== MATERIAL SHOWN ==

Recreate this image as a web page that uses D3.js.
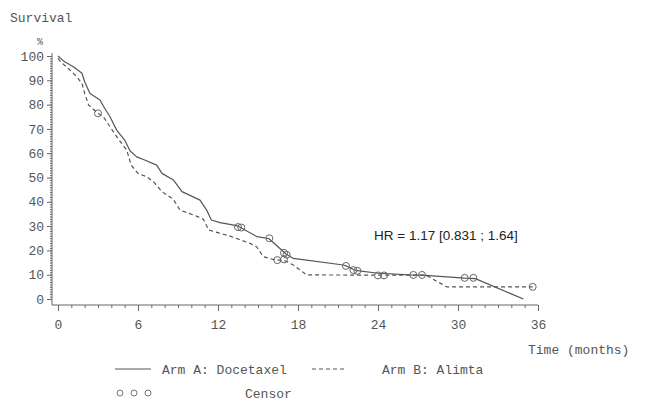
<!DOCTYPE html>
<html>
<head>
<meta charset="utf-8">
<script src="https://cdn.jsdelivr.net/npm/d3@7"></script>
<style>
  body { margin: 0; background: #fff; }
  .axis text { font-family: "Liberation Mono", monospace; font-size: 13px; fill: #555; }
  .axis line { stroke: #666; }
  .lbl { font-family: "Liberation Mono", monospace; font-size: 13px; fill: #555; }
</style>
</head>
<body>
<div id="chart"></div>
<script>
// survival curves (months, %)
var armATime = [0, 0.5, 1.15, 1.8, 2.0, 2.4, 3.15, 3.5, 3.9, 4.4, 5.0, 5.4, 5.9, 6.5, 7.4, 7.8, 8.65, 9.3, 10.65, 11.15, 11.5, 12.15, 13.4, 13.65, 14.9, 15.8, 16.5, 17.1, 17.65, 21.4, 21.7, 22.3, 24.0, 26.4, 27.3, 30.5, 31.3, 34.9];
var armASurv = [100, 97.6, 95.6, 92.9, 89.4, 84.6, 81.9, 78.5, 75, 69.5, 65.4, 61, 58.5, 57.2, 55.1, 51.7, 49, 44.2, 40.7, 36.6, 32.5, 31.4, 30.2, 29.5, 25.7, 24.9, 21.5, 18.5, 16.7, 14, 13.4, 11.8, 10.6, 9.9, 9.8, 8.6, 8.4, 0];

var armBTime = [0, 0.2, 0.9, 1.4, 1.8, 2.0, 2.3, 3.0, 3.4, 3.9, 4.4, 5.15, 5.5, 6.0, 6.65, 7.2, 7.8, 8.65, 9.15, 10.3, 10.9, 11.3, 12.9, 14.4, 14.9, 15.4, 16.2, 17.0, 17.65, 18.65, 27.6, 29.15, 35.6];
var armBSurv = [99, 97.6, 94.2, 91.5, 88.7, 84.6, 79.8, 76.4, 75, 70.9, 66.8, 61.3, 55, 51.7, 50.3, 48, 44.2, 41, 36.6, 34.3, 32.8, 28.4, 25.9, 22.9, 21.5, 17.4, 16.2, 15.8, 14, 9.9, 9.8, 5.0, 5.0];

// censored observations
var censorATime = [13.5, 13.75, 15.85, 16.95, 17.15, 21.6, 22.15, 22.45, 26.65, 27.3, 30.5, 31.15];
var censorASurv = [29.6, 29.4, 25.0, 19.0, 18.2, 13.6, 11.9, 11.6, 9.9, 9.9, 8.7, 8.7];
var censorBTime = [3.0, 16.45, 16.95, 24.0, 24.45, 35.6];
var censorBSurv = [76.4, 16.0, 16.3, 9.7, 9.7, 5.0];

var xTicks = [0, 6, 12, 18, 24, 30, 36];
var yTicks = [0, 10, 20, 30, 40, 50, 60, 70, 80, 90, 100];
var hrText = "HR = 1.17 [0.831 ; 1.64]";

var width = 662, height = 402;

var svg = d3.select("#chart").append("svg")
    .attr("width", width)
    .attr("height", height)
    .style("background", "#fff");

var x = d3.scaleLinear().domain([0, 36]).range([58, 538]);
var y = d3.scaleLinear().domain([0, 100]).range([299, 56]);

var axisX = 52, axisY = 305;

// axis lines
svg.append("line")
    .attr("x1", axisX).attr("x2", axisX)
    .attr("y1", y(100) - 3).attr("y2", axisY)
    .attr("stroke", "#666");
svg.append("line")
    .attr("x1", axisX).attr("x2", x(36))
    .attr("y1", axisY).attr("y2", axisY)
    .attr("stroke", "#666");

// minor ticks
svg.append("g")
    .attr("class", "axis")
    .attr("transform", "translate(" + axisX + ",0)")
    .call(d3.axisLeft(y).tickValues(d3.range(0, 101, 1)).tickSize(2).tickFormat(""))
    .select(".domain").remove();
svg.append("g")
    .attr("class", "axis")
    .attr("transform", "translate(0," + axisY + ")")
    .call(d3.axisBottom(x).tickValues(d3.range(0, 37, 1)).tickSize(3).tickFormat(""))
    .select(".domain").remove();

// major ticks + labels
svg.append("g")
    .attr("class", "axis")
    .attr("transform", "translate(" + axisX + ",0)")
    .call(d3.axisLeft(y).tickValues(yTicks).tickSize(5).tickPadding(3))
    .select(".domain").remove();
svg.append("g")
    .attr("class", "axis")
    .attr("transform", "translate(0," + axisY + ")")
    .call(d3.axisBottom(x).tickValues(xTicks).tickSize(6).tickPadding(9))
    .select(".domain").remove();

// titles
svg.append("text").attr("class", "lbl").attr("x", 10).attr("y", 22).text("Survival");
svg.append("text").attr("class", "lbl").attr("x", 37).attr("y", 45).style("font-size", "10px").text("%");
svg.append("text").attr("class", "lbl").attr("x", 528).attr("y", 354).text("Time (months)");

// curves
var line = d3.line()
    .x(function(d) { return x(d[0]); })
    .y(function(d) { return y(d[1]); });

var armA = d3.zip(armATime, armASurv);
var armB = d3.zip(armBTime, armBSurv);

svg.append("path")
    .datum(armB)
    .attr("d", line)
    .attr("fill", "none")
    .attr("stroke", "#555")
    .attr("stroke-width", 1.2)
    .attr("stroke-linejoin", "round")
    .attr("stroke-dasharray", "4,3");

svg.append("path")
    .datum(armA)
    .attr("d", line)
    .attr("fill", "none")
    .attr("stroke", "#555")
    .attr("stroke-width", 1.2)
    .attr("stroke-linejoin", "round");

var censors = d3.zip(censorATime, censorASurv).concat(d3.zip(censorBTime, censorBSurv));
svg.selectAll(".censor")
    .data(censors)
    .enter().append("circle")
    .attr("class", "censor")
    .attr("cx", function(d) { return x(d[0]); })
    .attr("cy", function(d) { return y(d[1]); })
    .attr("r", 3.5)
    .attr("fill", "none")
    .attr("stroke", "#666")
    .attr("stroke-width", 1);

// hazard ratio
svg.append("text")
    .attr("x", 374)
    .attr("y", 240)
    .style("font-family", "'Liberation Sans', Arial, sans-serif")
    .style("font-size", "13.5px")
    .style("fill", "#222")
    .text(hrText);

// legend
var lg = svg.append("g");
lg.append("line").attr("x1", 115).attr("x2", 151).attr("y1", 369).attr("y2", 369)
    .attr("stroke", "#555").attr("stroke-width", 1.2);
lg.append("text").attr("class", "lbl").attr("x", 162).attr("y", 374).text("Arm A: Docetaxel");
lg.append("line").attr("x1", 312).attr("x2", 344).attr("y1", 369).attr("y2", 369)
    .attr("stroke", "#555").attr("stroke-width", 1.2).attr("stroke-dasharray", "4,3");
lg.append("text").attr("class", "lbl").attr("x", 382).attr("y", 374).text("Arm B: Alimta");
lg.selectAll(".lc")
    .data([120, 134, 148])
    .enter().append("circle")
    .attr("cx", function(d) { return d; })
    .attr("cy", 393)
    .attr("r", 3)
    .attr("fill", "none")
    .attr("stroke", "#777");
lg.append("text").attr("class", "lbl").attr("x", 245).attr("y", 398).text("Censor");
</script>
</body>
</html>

===
== MATERIAL SHOWN ==

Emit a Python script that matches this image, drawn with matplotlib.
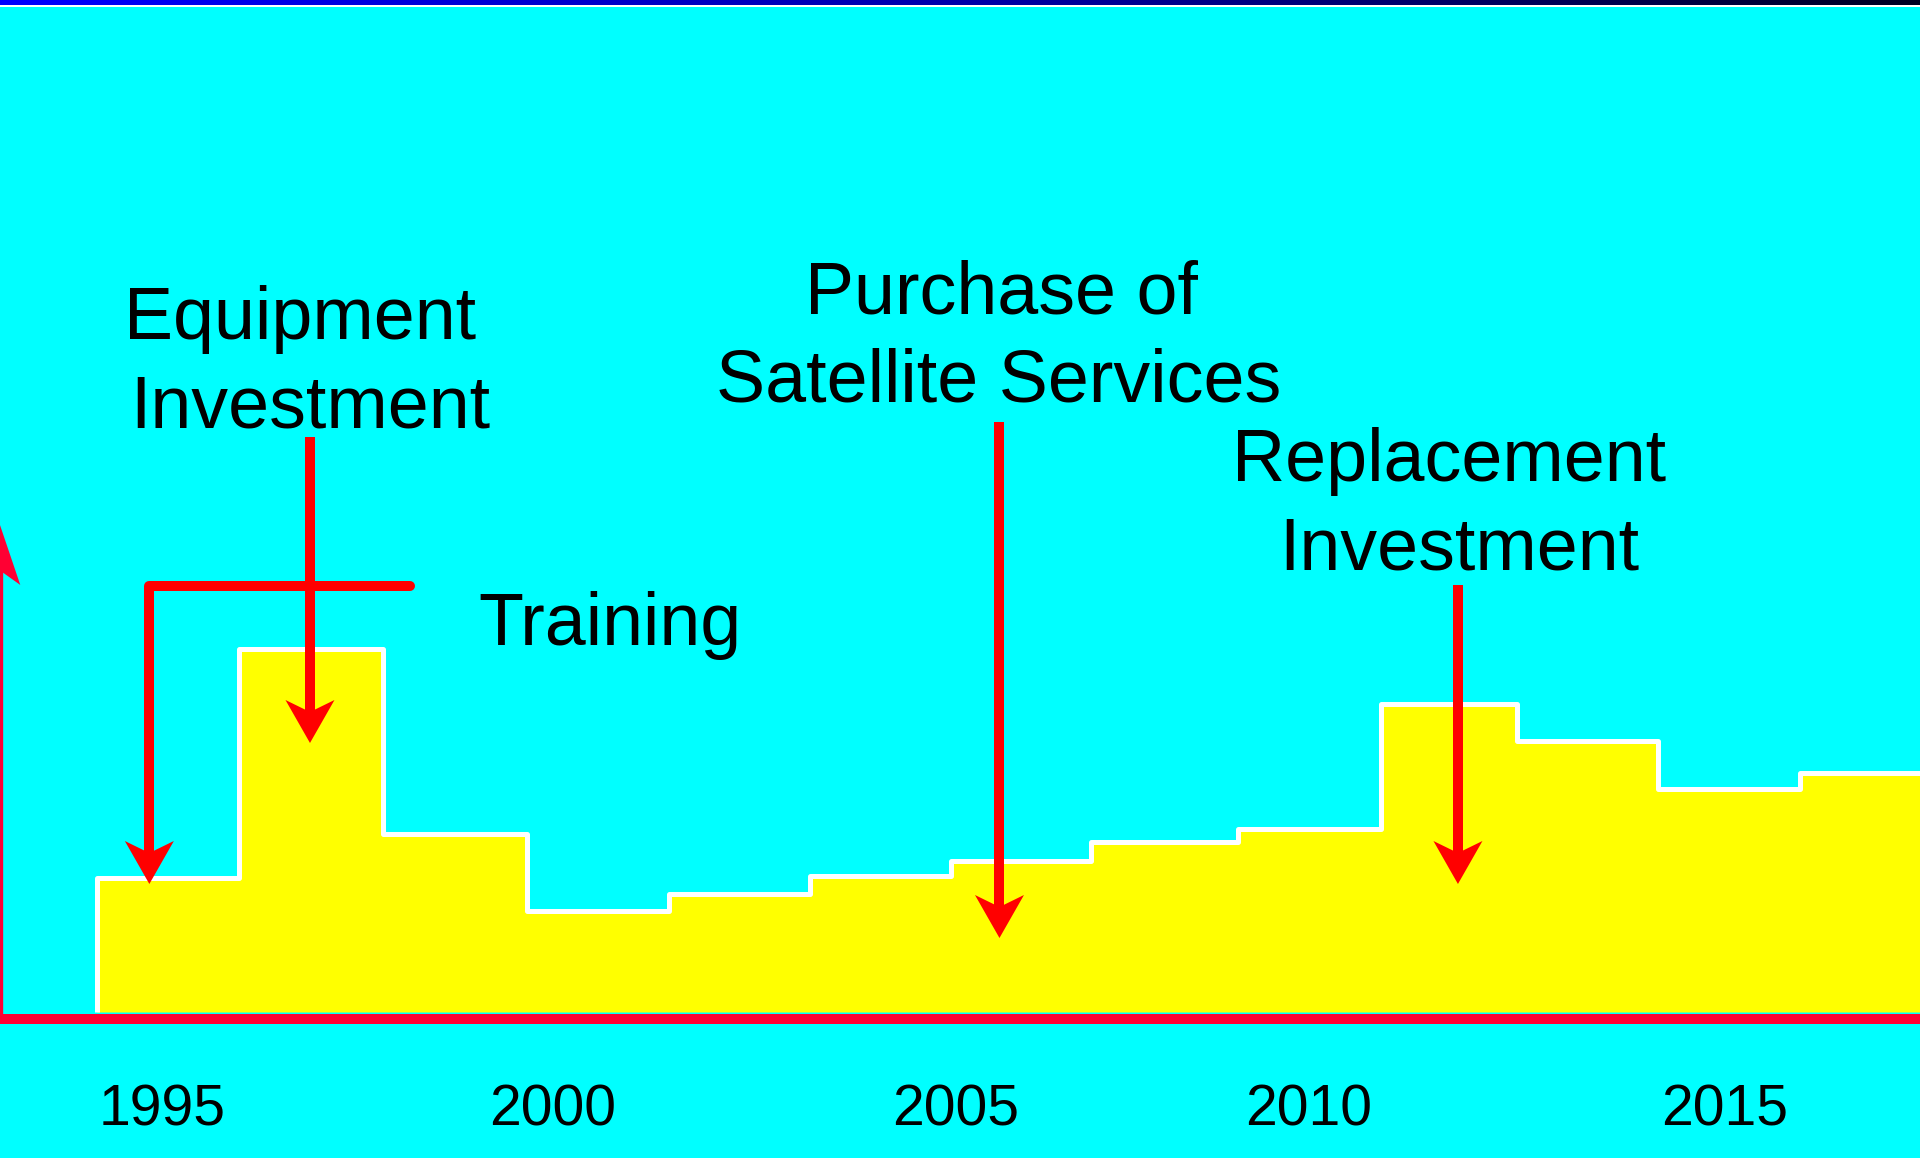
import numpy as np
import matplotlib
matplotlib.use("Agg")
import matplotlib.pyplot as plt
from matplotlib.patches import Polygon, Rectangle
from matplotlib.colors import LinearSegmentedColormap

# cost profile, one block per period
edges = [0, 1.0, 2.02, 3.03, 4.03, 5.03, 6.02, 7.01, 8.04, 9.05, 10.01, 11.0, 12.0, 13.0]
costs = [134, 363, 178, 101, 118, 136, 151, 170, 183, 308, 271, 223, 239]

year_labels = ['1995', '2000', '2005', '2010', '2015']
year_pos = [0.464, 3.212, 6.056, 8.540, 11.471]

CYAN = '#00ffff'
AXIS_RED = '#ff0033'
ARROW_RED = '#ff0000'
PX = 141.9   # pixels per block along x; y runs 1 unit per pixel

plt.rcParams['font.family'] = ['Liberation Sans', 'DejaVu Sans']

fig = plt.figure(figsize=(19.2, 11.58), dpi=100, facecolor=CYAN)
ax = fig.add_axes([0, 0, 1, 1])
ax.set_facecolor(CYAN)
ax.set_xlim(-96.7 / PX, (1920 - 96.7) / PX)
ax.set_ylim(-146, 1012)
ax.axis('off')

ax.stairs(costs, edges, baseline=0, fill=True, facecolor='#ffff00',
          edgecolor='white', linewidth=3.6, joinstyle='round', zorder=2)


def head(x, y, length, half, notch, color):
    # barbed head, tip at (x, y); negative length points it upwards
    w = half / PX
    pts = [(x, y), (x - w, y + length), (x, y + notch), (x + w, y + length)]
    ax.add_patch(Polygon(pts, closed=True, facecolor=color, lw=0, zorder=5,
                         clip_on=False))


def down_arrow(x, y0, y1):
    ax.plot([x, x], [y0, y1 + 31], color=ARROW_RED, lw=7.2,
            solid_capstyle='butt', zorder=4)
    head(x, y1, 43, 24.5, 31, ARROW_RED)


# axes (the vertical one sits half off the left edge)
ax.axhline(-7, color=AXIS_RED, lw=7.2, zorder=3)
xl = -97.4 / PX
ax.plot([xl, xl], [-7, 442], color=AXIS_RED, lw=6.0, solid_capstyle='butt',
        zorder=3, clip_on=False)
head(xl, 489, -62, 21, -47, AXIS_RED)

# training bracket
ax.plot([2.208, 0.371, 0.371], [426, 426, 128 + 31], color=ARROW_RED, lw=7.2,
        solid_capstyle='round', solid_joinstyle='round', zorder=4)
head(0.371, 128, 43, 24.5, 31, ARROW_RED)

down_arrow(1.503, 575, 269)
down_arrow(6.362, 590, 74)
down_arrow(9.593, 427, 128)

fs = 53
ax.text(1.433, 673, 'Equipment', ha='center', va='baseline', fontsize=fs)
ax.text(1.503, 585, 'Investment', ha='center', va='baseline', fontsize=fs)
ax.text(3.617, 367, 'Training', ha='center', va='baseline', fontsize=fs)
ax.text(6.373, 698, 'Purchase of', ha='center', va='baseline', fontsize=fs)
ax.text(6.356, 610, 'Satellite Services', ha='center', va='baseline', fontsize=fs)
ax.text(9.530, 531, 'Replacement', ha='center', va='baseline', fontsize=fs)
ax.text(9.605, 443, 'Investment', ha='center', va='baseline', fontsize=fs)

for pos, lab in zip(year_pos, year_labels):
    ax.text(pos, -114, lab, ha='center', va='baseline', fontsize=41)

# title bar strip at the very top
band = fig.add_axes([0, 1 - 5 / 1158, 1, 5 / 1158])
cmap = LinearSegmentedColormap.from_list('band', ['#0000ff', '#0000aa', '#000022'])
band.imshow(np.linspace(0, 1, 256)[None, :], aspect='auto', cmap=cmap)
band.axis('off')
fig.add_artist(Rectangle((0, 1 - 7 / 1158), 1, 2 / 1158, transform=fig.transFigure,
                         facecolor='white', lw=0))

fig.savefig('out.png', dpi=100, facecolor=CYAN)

===

=== EXERCISE INSTRUCTIONS ===
Without the pictures, give again exactly the lines above starting at the line containing "Emit a Python" and ending at the line containing "271, 223, 239]".

=== SOLUTION TO THIS TASK ===
Emit a Python script that matches this image, drawn with matplotlib.
import numpy as np
import matplotlib
matplotlib.use("Agg")
import matplotlib.pyplot as plt
from matplotlib.patches import Polygon, Rectangle
from matplotlib.colors import LinearSegmentedColormap

# cost profile, one block per period
edges = [0, 1.0, 2.02, 3.03, 4.03, 5.03, 6.02, 7.01, 8.04, 9.05, 10.01, 11.0, 12.0, 13.0]
costs = [134, 363, 178, 101, 118, 136, 151, 170, 183, 308, 271, 223, 239]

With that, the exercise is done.